Source excerpt start

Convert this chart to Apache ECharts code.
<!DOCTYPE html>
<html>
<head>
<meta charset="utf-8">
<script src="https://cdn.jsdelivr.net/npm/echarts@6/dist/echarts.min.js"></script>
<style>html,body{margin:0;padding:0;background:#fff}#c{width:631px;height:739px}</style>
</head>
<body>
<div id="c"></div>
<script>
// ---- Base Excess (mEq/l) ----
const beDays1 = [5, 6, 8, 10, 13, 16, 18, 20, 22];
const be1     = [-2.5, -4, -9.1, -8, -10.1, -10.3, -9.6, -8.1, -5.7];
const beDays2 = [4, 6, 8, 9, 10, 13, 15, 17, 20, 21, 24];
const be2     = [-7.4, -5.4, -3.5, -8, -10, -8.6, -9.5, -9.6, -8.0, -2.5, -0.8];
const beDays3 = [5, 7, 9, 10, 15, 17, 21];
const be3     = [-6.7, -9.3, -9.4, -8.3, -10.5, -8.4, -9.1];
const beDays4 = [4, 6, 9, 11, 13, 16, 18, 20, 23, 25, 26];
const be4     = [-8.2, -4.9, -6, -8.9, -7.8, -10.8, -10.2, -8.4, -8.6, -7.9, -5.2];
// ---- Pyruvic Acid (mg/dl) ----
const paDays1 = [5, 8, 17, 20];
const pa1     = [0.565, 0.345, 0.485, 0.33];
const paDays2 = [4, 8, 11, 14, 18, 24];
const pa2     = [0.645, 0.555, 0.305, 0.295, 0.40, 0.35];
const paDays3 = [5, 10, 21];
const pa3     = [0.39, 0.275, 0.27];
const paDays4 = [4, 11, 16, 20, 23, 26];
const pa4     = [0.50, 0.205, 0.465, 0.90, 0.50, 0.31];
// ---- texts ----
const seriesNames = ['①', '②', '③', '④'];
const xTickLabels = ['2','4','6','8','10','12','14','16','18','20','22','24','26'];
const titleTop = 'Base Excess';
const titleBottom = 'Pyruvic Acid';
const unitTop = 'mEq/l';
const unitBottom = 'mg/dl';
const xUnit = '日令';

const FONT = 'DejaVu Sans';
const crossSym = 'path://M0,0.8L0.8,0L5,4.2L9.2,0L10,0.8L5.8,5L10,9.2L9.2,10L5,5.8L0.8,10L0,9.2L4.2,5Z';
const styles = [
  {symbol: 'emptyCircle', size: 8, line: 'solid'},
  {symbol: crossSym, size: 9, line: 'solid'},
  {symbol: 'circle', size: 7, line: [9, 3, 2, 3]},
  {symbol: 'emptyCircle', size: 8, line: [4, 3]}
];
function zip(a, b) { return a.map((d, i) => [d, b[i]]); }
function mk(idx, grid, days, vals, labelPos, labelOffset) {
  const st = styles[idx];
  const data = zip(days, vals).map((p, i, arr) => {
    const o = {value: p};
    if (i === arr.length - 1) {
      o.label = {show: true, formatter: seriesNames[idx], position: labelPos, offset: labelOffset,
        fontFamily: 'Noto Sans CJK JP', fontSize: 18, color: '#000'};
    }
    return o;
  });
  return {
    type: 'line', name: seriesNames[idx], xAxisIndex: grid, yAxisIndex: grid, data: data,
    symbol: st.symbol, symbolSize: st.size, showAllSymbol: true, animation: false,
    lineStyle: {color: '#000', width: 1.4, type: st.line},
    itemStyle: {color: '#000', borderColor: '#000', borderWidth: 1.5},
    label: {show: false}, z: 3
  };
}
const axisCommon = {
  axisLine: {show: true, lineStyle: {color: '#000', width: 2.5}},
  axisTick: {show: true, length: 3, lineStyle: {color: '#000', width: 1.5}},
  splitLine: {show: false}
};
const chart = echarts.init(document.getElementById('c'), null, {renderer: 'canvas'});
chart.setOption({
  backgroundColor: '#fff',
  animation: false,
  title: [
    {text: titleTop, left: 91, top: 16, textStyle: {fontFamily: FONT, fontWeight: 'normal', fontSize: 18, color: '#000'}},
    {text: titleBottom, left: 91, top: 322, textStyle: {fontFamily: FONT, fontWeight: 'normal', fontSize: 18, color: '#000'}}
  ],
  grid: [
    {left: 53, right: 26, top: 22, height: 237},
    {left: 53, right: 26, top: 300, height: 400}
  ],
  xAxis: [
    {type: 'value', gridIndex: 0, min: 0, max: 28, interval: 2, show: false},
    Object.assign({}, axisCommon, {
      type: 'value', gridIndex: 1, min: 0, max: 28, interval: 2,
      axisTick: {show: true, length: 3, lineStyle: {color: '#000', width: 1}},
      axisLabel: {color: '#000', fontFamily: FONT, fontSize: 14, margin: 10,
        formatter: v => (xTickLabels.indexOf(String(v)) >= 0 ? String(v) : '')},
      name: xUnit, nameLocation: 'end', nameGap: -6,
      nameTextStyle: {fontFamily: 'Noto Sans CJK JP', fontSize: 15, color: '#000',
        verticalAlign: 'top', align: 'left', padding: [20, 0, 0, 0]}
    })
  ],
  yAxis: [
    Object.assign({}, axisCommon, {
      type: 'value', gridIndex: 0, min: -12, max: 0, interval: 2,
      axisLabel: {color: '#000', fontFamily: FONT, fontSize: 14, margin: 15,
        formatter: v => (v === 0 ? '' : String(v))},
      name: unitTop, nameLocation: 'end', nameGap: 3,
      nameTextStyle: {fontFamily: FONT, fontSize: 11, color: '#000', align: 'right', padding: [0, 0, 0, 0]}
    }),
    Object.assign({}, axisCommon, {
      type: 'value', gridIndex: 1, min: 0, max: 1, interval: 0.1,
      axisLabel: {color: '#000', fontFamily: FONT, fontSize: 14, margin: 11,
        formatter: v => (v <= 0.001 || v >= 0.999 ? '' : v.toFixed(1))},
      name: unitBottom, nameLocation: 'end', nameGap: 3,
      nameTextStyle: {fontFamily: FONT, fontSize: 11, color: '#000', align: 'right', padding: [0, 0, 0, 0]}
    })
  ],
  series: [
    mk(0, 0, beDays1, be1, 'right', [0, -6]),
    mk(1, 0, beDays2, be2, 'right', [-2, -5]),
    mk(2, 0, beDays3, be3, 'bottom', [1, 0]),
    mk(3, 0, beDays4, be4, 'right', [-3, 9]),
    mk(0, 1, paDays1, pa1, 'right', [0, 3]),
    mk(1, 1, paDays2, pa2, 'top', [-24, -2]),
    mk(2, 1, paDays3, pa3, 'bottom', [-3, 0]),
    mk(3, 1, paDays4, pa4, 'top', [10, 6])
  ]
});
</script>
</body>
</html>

Source excerpt end

◆ **Aim of the task**: Copy exactly the lines that run from the first line of the data to the line containing "const xUnit = '日令';", please, with both ends included and nothing else.

◆ **Problem solution**:
Convert this chart to Apache ECharts code.
<!DOCTYPE html>
<html>
<head>
<meta charset="utf-8">
<script src="https://cdn.jsdelivr.net/npm/echarts@6/dist/echarts.min.js"></script>
<style>html,body{margin:0;padding:0;background:#fff}#c{width:631px;height:739px}</style>
</head>
<body>
<div id="c"></div>
<script>
// ---- Base Excess (mEq/l) ----
const beDays1 = [5, 6, 8, 10, 13, 16, 18, 20, 22];
const be1     = [-2.5, -4, -9.1, -8, -10.1, -10.3, -9.6, -8.1, -5.7];
const beDays2 = [4, 6, 8, 9, 10, 13, 15, 17, 20, 21, 24];
const be2     = [-7.4, -5.4, -3.5, -8, -10, -8.6, -9.5, -9.6, -8.0, -2.5, -0.8];
const beDays3 = [5, 7, 9, 10, 15, 17, 21];
const be3     = [-6.7, -9.3, -9.4, -8.3, -10.5, -8.4, -9.1];
const beDays4 = [4, 6, 9, 11, 13, 16, 18, 20, 23, 25, 26];
const be4     = [-8.2, -4.9, -6, -8.9, -7.8, -10.8, -10.2, -8.4, -8.6, -7.9, -5.2];
// ---- Pyruvic Acid (mg/dl) ----
const paDays1 = [5, 8, 17, 20];
const pa1     = [0.565, 0.345, 0.485, 0.33];
const paDays2 = [4, 8, 11, 14, 18, 24];
const pa2     = [0.645, 0.555, 0.305, 0.295, 0.40, 0.35];
const paDays3 = [5, 10, 21];
const pa3     = [0.39, 0.275, 0.27];
const paDays4 = [4, 11, 16, 20, 23, 26];
const pa4     = [0.50, 0.205, 0.465, 0.90, 0.50, 0.31];
// ---- texts ----
const seriesNames = ['①', '②', '③', '④'];
const xTickLabels = ['2','4','6','8','10','12','14','16','18','20','22','24','26'];
const titleTop = 'Base Excess';
const titleBottom = 'Pyruvic Acid';
const unitTop = 'mEq/l';
const unitBottom = 'mg/dl';
const xUnit = '日令';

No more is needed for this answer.